March: Nun gibt es ja auch innerhalb der EU Vorbehalte gegen ein unabhängiges Kosovo vor allem von der Slowakei aber auch von Griechenland und Rumänien. Welche Folgen hätte also eine einseitige Unabhängigkeitserklärung für die Einheit und Stabilität der EU?

Erler: Damit sprechen Sie ein schwieriges Kapitel an, was natürlich bei dem Gymnich-Treffen, heute und morgen, wo man ja über die Kosovo-Frage spricht, auch eine wichtige Rolle spielt. Das Problem ist, dass eben der Ahtisaari-Plan, also dieser Plan, sehr, sehr weitgehende Rechte der serbischen Minderheit im Kosovo zu geben, durchaus kritisch auch von einigen EU-Ländern diskutiert worden ist, ganz besonders eben von solchen, die selber Minderheiten in ihrem eigenen Land haben, weil es ja natürlich eine Art Berufungstatbestand schaffen könnte, worauf sich dann auch andere beziehen könnten und insofern gibt es eine Diskussion, auch eine kritische Diskussion. Aber schon im März hat sich trotzdem die EU während der deutschen Präsidentschaft doch auf den Ahtisaari-Plan verpflichtet. Der ist auch die Grundlage der jetzigen Bemühungen der Troika. Und für alle Fälle, in jedem Fall, wie auch immer das Ergebnis lautet, ist die schwierigste Aufgabe jetzt auch für die Portugiesen in ihrer Präsidentschaft, die EU in dieser Frage zusammenzuhalten. Es wäre ganz schlimm, wenn man da auseinander ginge, ohne eine gemeinsame Position. Das würde die Handlungsfähigkeit der EU geradezu in Frage stellen.

March: Kommen wir zum Schluss, Herr Erler, zum zweiten Thema des Außenministertreffens: Der EU-Grundlagenvertrag. Wieder gibt es etliche Änderungswünsche zu den bekannten Themen: Abstimmungsmodus, Grundrechtecharta und gemeinsame Außenpolitik von den üblichen Verdächtigen - Polen, Großbritannien und Niederlande. Wie groß ist die Gefahr, dass das Paket wieder aufgeschnürt wird?

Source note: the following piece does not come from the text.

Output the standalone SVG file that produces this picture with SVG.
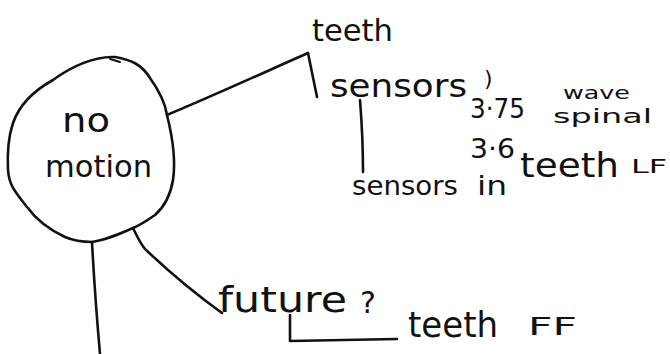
<svg xmlns="http://www.w3.org/2000/svg" width="670" height="354" viewBox="0 0 670 354">
<style>
.ink{fill:none;stroke:#111;stroke-width:2.6;stroke-linecap:round;stroke-linejoin:round}
.t{font-family:"DejaVu Sans","Liberation Sans",sans-serif;fill:#111}
</style>
<rect width="670" height="354" fill="#fff"/>
<g id="connectors">
<path class="ink" d="M167,115 C215,95 265,72 308,53"/>
<path class="ink" d="M308,53 L317,97"/>
<path class="ink" d="M360,100 C362,125 363,150 363,172"/>
<path class="ink" d="M133,228 C137,236 140,243 145,249 C165,268 190,290 222,313"/>
<path class="ink" d="M290,315 L290,341 L397,339"/>
<path class="ink" d="M92,242 C94,280 97,320 100,354"/>
</g>
<g id="no-motion">
<path class="ink" d="M115,57 C132,60 142,65 150,78 C160,92 165,102 167,115 C172,135 176,160 173,180 C170,198 163,208 155,215 C145,222 138,226 133,228 C115,236 105,240 92,242 C80,242 72,240 65,237 C50,230 38,222 27,207 C15,192 9,185 8,170 C7,150 9,135 13,123 C20,103 35,90 53,80 C72,66 95,56 115,57 Z"/>
<path class="ink" d="M110,59 L120,62" style="stroke-width:2"/>
<text class="t" x="62" y="132" font-size="34" textLength="48" lengthAdjust="spacingAndGlyphs">no</text>
<text class="t" x="45" y="177" font-size="31" textLength="107" lengthAdjust="spacingAndGlyphs">motion</text>
</g>
<g id="teeth">
<text class="t" x="312" y="41" font-size="30" textLength="81" lengthAdjust="spacingAndGlyphs">teeth</text>
</g>
<g id="sensors">
<text class="t" x="330" y="97" font-size="32" textLength="137" lengthAdjust="spacingAndGlyphs">sensors</text>
<text class="t" x="484" y="86" font-size="22">)</text>
</g>
<g id="values">
<text class="t" x="470" y="118" font-size="27" textLength="55" lengthAdjust="spacingAndGlyphs">3·75</text>
<text class="t" x="563" y="99" font-size="18" textLength="67" lengthAdjust="spacingAndGlyphs">wave</text>
<text class="t" x="553" y="123" font-size="19" textLength="99" lengthAdjust="spacingAndGlyphs">spinal</text>
<text class="t" x="470" y="158" font-size="26" textLength="45" lengthAdjust="spacingAndGlyphs">3·6</text>
</g>
<g id="sensors-in-teeth">
<text class="t" x="352" y="195" font-size="27" textLength="106" lengthAdjust="spacingAndGlyphs">sensors</text>
<text class="t" x="477" y="195" font-size="27" textLength="30" lengthAdjust="spacingAndGlyphs">in</text>
<text class="t" x="520" y="177" font-size="33" textLength="99" lengthAdjust="spacingAndGlyphs">teeth</text>
<text class="t" x="631" y="173" font-size="19" textLength="36" lengthAdjust="spacingAndGlyphs">LF</text>
</g>
<g id="future">
<text class="t" x="218" y="312" font-size="36" textLength="129" lengthAdjust="spacingAndGlyphs">future</text>
<text class="t" x="360" y="313" font-size="30">?</text>
</g>
<g id="teeth-ff">
<text class="t" x="408" y="337" font-size="36" textLength="90" lengthAdjust="spacingAndGlyphs">teeth</text>
<text class="t" x="528" y="335" font-size="25" textLength="49" lengthAdjust="spacingAndGlyphs">FF</text>
</g>
</svg>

Erler: Ich selber bin da optimistisch, weil der Ansatz der portugiesischen Präsidentschaft zu sagen, es geht bei der Regierungskonferenz jetzt nicht mehr darum, das Paket wieder aufzuschnüren und inhaltlich neu zu diskutieren, sondern es geht darum, das was am 23.6., also zum Abschluss der deutschen Präsidentschaft, inhaltlich vereinbart worden ist für diesen neuen EU-Grundlagenvertrag, dass das in einen Text, in einen Vertragstext umgegossen wird, der diesen Beschlüssen entspricht. Und bisher hat dieser Ansatz Erfolg gehabt, das heißt, es ist von immer mehr Länder akzeptiert worden, übrigens auch von Polen, dass das der richtige Weg ist, nachdem es am Anfang da Irritationen gegeben hat. Und insofern glaube ich, dass das ehrgeizige Ziel der Portugiesen, bis zu einem Treffen der Staats- und Regierungschefs am 18. und 19. Oktober fertig zu sein mit dieser Textarbeit, durchaus realistisch ist.

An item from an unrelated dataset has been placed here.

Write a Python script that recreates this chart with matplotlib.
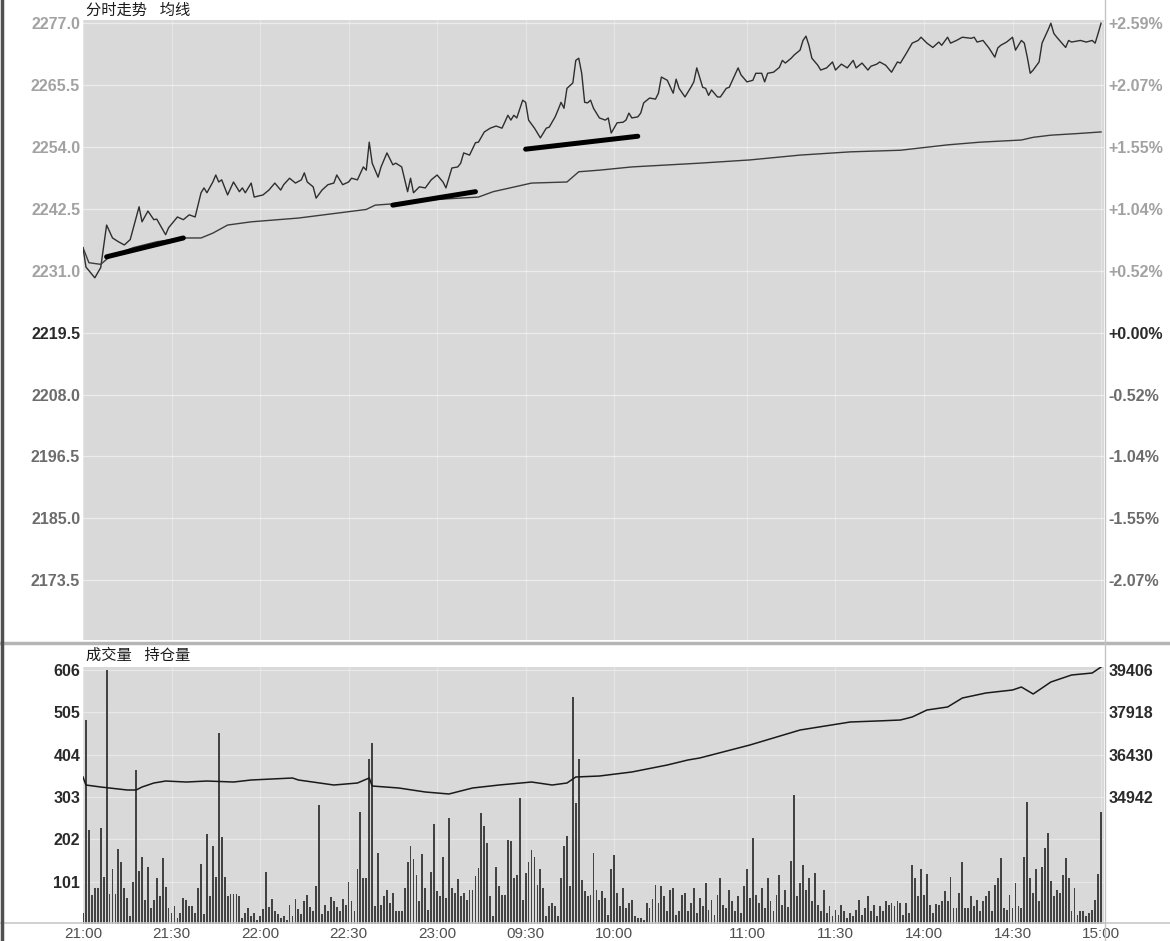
import numpy as np
import matplotlib
matplotlib.use('Agg')
import matplotlib.pyplot as plt
from matplotlib.lines import Line2D

plt.rcParams['font.family'] = ['Liberation Sans', 'Noto Sans CJK SC', 'DejaVu Sans']

# ---- data (x = trading minute since 21:00) ----
time_ticks = [0, 30, 60, 90, 120, 150, 180, 225, 255, 285, 315, 345]
time_labels = ['21:00', '21:30', '22:00', '22:30', '23:00', '09:30', '10:00',
               '11:00', '11:30', '14:00', '14:30', '15:00']

price_ticks = [2277.0, 2265.5, 2254.0, 2242.5, 2231.0, 2219.5, 2208.0, 2196.5, 2185.0, 2173.5]
pct_labels = ['+2.59%', '+2.07%', '+1.55%', '+1.04%', '+0.52%', '+0.00%',
              '-0.52%', '-1.04%', '-1.55%', '-2.07%']
prev_close = 2219.5

price_t = [0, 1, 4, 6, 8, 10, 12, 14, 16, 19, 20, 22, 24, 25, 28, 29, 32, 34, 36, 38,
           40, 41, 42, 44, 45, 46, 47, 49, 51, 53, 54, 55, 57, 58, 61, 63, 65, 67, 68, 70,
           72, 74, 75, 76, 78, 79, 81, 83, 85, 86, 88, 90, 91, 93, 95, 96, 97, 98, 100, 101,
           103, 105, 106, 108, 110, 111, 112, 114, 116, 118, 120, 122, 123, 125, 127, 128, 129, 131, 133, 134,
           136, 138, 140, 142, 144, 145, 146, 147, 149, 150, 151, 153, 155, 157, 158, 160, 161, 162, 163, 164,
           166, 167, 168, 169, 170, 171, 172, 173, 175, 177, 178, 179, 181, 183, 184, 185, 186, 188, 189, 190,
           192, 194, 195, 196, 198, 200, 201, 202, 204, 206, 207, 208, 210, 211, 212, 213, 215, 216, 218, 219,
           222, 223, 225, 227, 228, 230, 231, 232, 234, 236, 237, 238, 240, 241, 243, 244, 245, 246, 247, 249,
           250, 252, 254, 255, 257, 259, 261, 262, 264, 266, 267, 269, 270, 272, 274, 276, 277, 279, 281, 283,
           284, 286, 288, 290, 291, 293, 294, 296, 298, 301, 302, 303, 305, 307, 309, 310, 311, 313, 315, 316,
           318, 319, 320, 321, 322, 324, 325, 327, 328, 329, 330, 333, 334, 335, 338, 340, 342, 343, 344, 345]
price_v = [2235.3, 2231.7, 2229.7, 2231.6, 2239.5, 2237.1, 2236.4, 2235.8, 2236.8, 2242.9,
           2240.1, 2242.1, 2240.5, 2240.6, 2237.7, 2239.0, 2241.0, 2240.5, 2241.4, 2241.0,
           2245.5, 2246.4, 2245.5, 2247.5, 2248.8, 2247.5, 2247.9, 2245.1, 2247.5, 2245.7,
           2246.4, 2245.5, 2247.3, 2244.7, 2245.1, 2246.0, 2247.3, 2246.0, 2247.0, 2248.2,
           2247.3, 2247.9, 2249.2, 2247.5, 2246.6, 2244.5, 2246.0, 2247.0, 2247.3, 2248.8,
           2247.0, 2247.5, 2248.2, 2247.9, 2250.3, 2249.7, 2254.9, 2251.0, 2248.4, 2250.3,
           2252.9, 2250.7, 2251.0, 2250.3, 2245.7, 2248.2, 2245.5, 2246.6, 2246.4, 2247.9,
           2248.8, 2247.5, 2246.4, 2250.1, 2250.3, 2251.0, 2252.9, 2252.5, 2254.8, 2254.9,
           2256.8, 2257.5, 2257.9, 2257.5, 2259.9, 2259.0, 2259.9, 2259.4, 2262.7, 2262.3,
           2259.0, 2257.5, 2255.7, 2257.5, 2257.7, 2259.6, 2260.9, 2262.3, 2261.2, 2264.9,
           2265.9, 2270.1, 2270.5, 2267.7, 2262.3, 2262.2, 2262.7, 2261.2, 2259.4, 2259.0,
           2259.4, 2256.6, 2258.5, 2258.6, 2259.0, 2260.3, 2259.4, 2259.6, 2260.3, 2262.2,
           2263.1, 2262.9, 2264.0, 2267.0, 2266.4, 2264.0, 2266.6, 2264.9, 2263.3, 2265.1,
           2266.1, 2268.7, 2265.1, 2264.9, 2263.6, 2264.6, 2263.3, 2263.3, 2264.9, 2265.1,
           2268.7, 2267.4, 2266.1, 2266.4, 2267.7, 2267.7, 2266.1, 2267.7, 2267.9, 2268.8,
           2270.1, 2269.6, 2270.5, 2271.1, 2272.0, 2273.8, 2274.6, 2272.9, 2270.5, 2269.2,
           2268.3, 2268.7, 2269.8, 2268.3, 2269.4, 2268.7, 2270.1, 2268.7, 2269.6, 2268.3,
           2269.0, 2269.4, 2269.8, 2269.2, 2267.9, 2269.8, 2269.6, 2271.4, 2273.3, 2273.8,
           2274.4, 2273.3, 2272.5, 2273.5, 2272.9, 2274.4, 2273.3, 2273.8, 2274.4, 2274.2,
           2274.4, 2273.5, 2273.8, 2272.4, 2270.7, 2272.4, 2272.9, 2273.5, 2274.4, 2272.0,
           2273.8, 2273.3, 2270.7, 2267.7, 2268.3, 2269.8, 2273.3, 2275.7, 2277.0, 2275.1,
           2274.4, 2272.5, 2273.8, 2273.5, 2273.8, 2273.5, 2273.8, 2273.3, 2275.1, 2277.0]

avg_t = [0, 2, 6, 9, 17, 25, 34, 40, 44, 49, 57, 73, 96, 99, 104, 118, 134, 139, 152, 164,
         168, 175, 186, 209, 226, 243, 260, 277, 293, 304, 318, 322, 328, 337, 345]
avg_v = [2235.3, 2232.5, 2232.2, 2233.6, 2235.3, 2236.4, 2237.1, 2237.1, 2238.0, 2239.5,
         2240.1, 2240.8, 2242.4, 2243.2, 2243.4, 2244.2, 2244.7, 2245.7, 2247.3, 2247.5,
         2249.4, 2249.7, 2250.3, 2251.0, 2251.6, 2252.5, 2253.1, 2253.4, 2254.4, 2254.9,
         2255.3, 2255.8, 2256.2, 2256.5, 2256.8]

# hand-drawn support lines on the original chart (start, end)
trend_t = [(8, 34), (105, 133), (150, 188)]
trend_v = [(2233.6, 2237.1), (2243.2, 2245.7), (2253.6, 2256.0)]

volume = ([27, 487, 225, 70, 87, 87, 230, 113, 606, 72, 130, 72, 180, 149, 87, 63, 18, 99, 368, 127,
           161, 58, 137, 39, 58, 110, 67, 158, 89, 39]
          + [27, 42, 14, 27, 63, 58, 42, 42, 27, 87, 142, 25, 215, 67, 185, 113, 456, 208, 113, 67,
             72, 72, 72, 67, 14, 27, 39, 20, 27, 10]
          + [20, 35, 124, 40, 60, 30, 25, 15, 20, 10, 45, 20, 60, 35, 25, 55, 70, 40, 30, 90,
             284, 25, 45, 30, 65, 55, 40, 30, 60, 45]
          + [99, 56, 30, 130, 268, 110, 110, 393, 431, 42, 169, 46, 66, 82, 50, 74, 30, 30, 30, 86,
             148, 187, 156, 116, 56, 167, 86, 34, 124, 239]
          + [78, 66, 161, 62, 253, 86, 74, 108, 66, 74, 58, 82, 82, 114, 134, 265, 234, 194, 66, 18,
             137, 90, 70, 70, 201, 197, 110, 118, 300, 58]
          + [122, 149, 177, 161, 94, 130, 86, 18, 42, 50, 42, 18, 110, 185, 211, 90, 542, 288, 394, 106,
             78, 66, 70, 169, 82, 58, 78, 62, 22, 130]
          + [165, 74, 42, 86, 38, 50, 58, 18, 14, 14, 10, 50, 38, 60, 94, 50, 90, 66, 30, 82,
             86, 22, 30, 70]
          + [74, 30, 50, 86, 26, 62, 42, 98, 34, 58, 22, 70, 110, 46, 38, 82, 54, 30, 66, 26, 90, 130]
          + [62, 205, 70, 50, 86, 38, 110, 54, 30, 70, 118, 46, 82, 40, 150, 308, 66, 98, 140, 82,
             110, 54, 122, 46, 30, 82, 26, 42, 18, 34]
          + [22, 46, 30, 14, 26, 18, 34, 58, 22, 38, 66, 30, 46, 18, 42, 30]
          + [54, 46, 50, 42, 54, 50, 22, 50, 26, 141, 110, 66, 131, 70, 119, 46, 26, 48, 46, 54,
             78, 54, 113, 38, 38, 74, 148, 38, 38, 66, 42, 58, 30, 54, 66, 78, 30, 94, 110, 157,
             38, 34, 68, 38, 98, 42, 38, 160, 292, 110, 74, 131, 54, 137, 181, 218, 102, 66, 82, 74,
             117, 157, 110, 30, 86, 22, 30, 30, 18, 26, 34, 58, 120, 266])
vol_ticks = [101, 202, 303, 404, 505, 606]

oi_t = [0, 1, 6, 9, 15, 18, 20, 24, 28, 35, 42, 51, 57, 71, 73, 85, 93, 97, 98, 107,
        116, 124, 132, 141, 152, 159, 164, 167, 175, 186, 198, 205, 209, 226, 243, 260, 270, 277, 281, 286,
        293, 298, 306, 315, 318, 322, 325, 328, 335, 342, 345]
oi_v = [35651, 35370, 35300, 35265, 35195, 35195, 35300, 35440, 35510, 35475,
        35510, 35475, 35546, 35616, 35546, 35370, 35440, 35616, 35335, 35265,
        35125, 35055, 35265, 35370, 35475, 35370, 35440, 35651, 35686, 35827,
        36072, 36248, 36318, 36774, 37300, 37581, 37620, 37651, 37757, 38002,
        38108, 38423, 38599, 38704, 38809, 38564, 38774, 38985, 39230, 39300, 39511]
oi_ticks = [34942, 36430, 37918, 39406]

# ---- figure ----
W, H = 1170, 941
fig = plt.figure(figsize=(W / 100, H / 100), dpi=100)
fig.patch.set_facecolor('white')

def frac(x0, y0, x1, y1):
    return [x0 / W, 1 - y1 / H, (x1 - x0) / W, (y1 - y0) / H]

bg = '#d9d9d9'
light = '#a2a2a2'
dark = '#2a2a2a'
lower = '#6c6c6c'

# price panel
ax = fig.add_axes(frac(83, 20, 1104, 640))
ax.set_facecolor(bg)
ax.set_xlim(0, 346)
ax.set_ylim(2162.4, 2277.6)
for p in price_ticks:
    ax.axhline(p, color='white', lw=0.9, alpha=0.5, zorder=0)
for t in time_ticks:
    ax.axvline(t, color='white', lw=0.9, alpha=0.3, zorder=0)
ax.plot(price_t, price_v, color='#2e2e2e', lw=1.0, zorder=3)
ax.plot(avg_t, avg_v, color='#3c3c3c', lw=1.0, zorder=3)
for tt, vv in zip(trend_t, trend_v):
    ax.plot(tt, vv, color='black', lw=3.6, solid_capstyle='round', zorder=4)

ax.set_xticks([])
ax.set_yticks(price_ticks)
ax.set_yticklabels(['%.1f' % p for p in price_ticks], fontsize=11.5, fontweight='bold')
for lab, p in zip(ax.get_yticklabels(), price_ticks):
    lab.set_color(dark if p == prev_close else (light if p > prev_close else lower))
ax.tick_params(axis='y', length=0, pad=2)
for s in ax.spines.values():
    s.set_visible(False)

axr = ax.twinx()
axr.set_ylim(ax.get_ylim())
axr.set_yticks(price_ticks)
axr.set_yticklabels(pct_labels, fontsize=11.5, fontweight='bold')
for lab, p in zip(axr.get_yticklabels(), price_ticks):
    lab.set_color(dark if p == prev_close else (light if p > prev_close else lower))
axr.tick_params(axis='y', length=0, pad=3)
for s in axr.spines.values():
    s.set_visible(False)

# volume / open interest panel
axv = fig.add_axes(frac(83, 667, 1104, 924))
axv.set_facecolor(bg)
axv.set_xlim(0, 346)
axv.set_ylim(0, 613)
for v in vol_ticks:
    axv.axhline(v, color='white', lw=0.9, alpha=0.4, zorder=0)
for t in time_ticks:
    axv.axvline(t, color='white', lw=0.9, alpha=0.3, zorder=0)
axv.bar(np.arange(len(volume)), volume, width=0.62, color='#434343', zorder=2)
axv.set_yticks(vol_ticks)
axv.set_yticklabels([str(v) for v in vol_ticks], fontsize=11.5, fontweight='bold', color=dark)
axv.set_xticks(time_ticks)
axv.set_xticklabels(time_labels, fontsize=11, color='#505050')
axv.tick_params(axis='both', length=0, pad=2)
for s in axv.spines.values():
    s.set_visible(False)

axo = axv.twinx()
axo.set_ylim(30493, 39511)
axo.plot(oi_t, oi_v, color='#1a1a1a', lw=1.1, zorder=3)
axo.set_yticks(oi_ticks)
axo.set_yticklabels([str(v) for v in oi_ticks], fontsize=11.5, fontweight='bold', color=dark)
axo.tick_params(axis='y', length=0, pad=3)
for s in axo.spines.values():
    s.set_visible(False)

# panel captions
fig.text(86 / W, 1 - 11 / H, '分时走势   均线', fontsize=11, color='#1a1a1a', va='center', ha='left')
fig.text(86 / W, 1 - 656 / H, '成交量   持仓量', fontsize=11, color='#1a1a1a', va='center', ha='left')

# frame lines of the terminal window
fig.add_artist(Line2D([0, 1], [1 - 643 / H] * 2, color='#b5b5b5', lw=2.5))
fig.add_artist(Line2D([0, 1], [1 - 923 / H] * 2, color='#c8c8c8', lw=1.2))
fig.add_artist(Line2D([1105 / W] * 2, [0, 1], color='#c4c4c4', lw=1.0))
fig.add_artist(Line2D([1.5 / W] * 2, [0, 1], color='#505050', lw=2.5))

fig.savefig('out.png', dpi=100)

March: Aber die Änderungswünsche sind ja nicht gerade Kleinigkeiten. Ich denke da an die Grundrechtecharta, die aus Sicht der Briten rechtlich unverbindlich sein soll und die von Polen geforderten Blockademöglichkeiten bei Abstimmungen. Da geht es doch wieder ins Eingemachte.

Erler: Aber das ist ja Teil der Beschlussfassung während der deutschen Präsidentschaft, also diese Sonderregelungen, was die Rolle und Gültigkeit der Grundrechtecharta angeht, in Sachen England und auch diese Übergangsregelungen für das Abstrebungsvorgehen, das ist ja beschlossen worden, das heißt, das wird jetzt auch Teil des Verfassungsvertrages werden.

March: Trotzdem können die Staaten immer mehr noch nicht unterschreiben und auch nicht ratifizieren.

Erler: Also wenn es eine Einigung gibt bis zum Oktober, dann beginnt der Ratifizierungsprozess und es ist bisher gelungen, deutlich zu machen, dass wir nur eine Chance haben im Zeitrahmen hier zu einem Erfolg zu kommen, wenn man nicht das Paket noch mal aufschnürt, sondern wenn man wirklich versucht, das was inhaltlich schon beschlossen worden ist, nun in einen verbindlichen und diese Beschlussfassung wiederspiegelnden Text zu bringen. Und das ist das Vorgehen der Portugiesen. Das unterstützen wir nachhaltig und wie gesagt, das ist bisher von den anderen EU-Staaten akzeptiert worden.

March: Vielen Dank, Gernot Erler, Staatsminister im Auswärtigen Amt, für das Gespräch.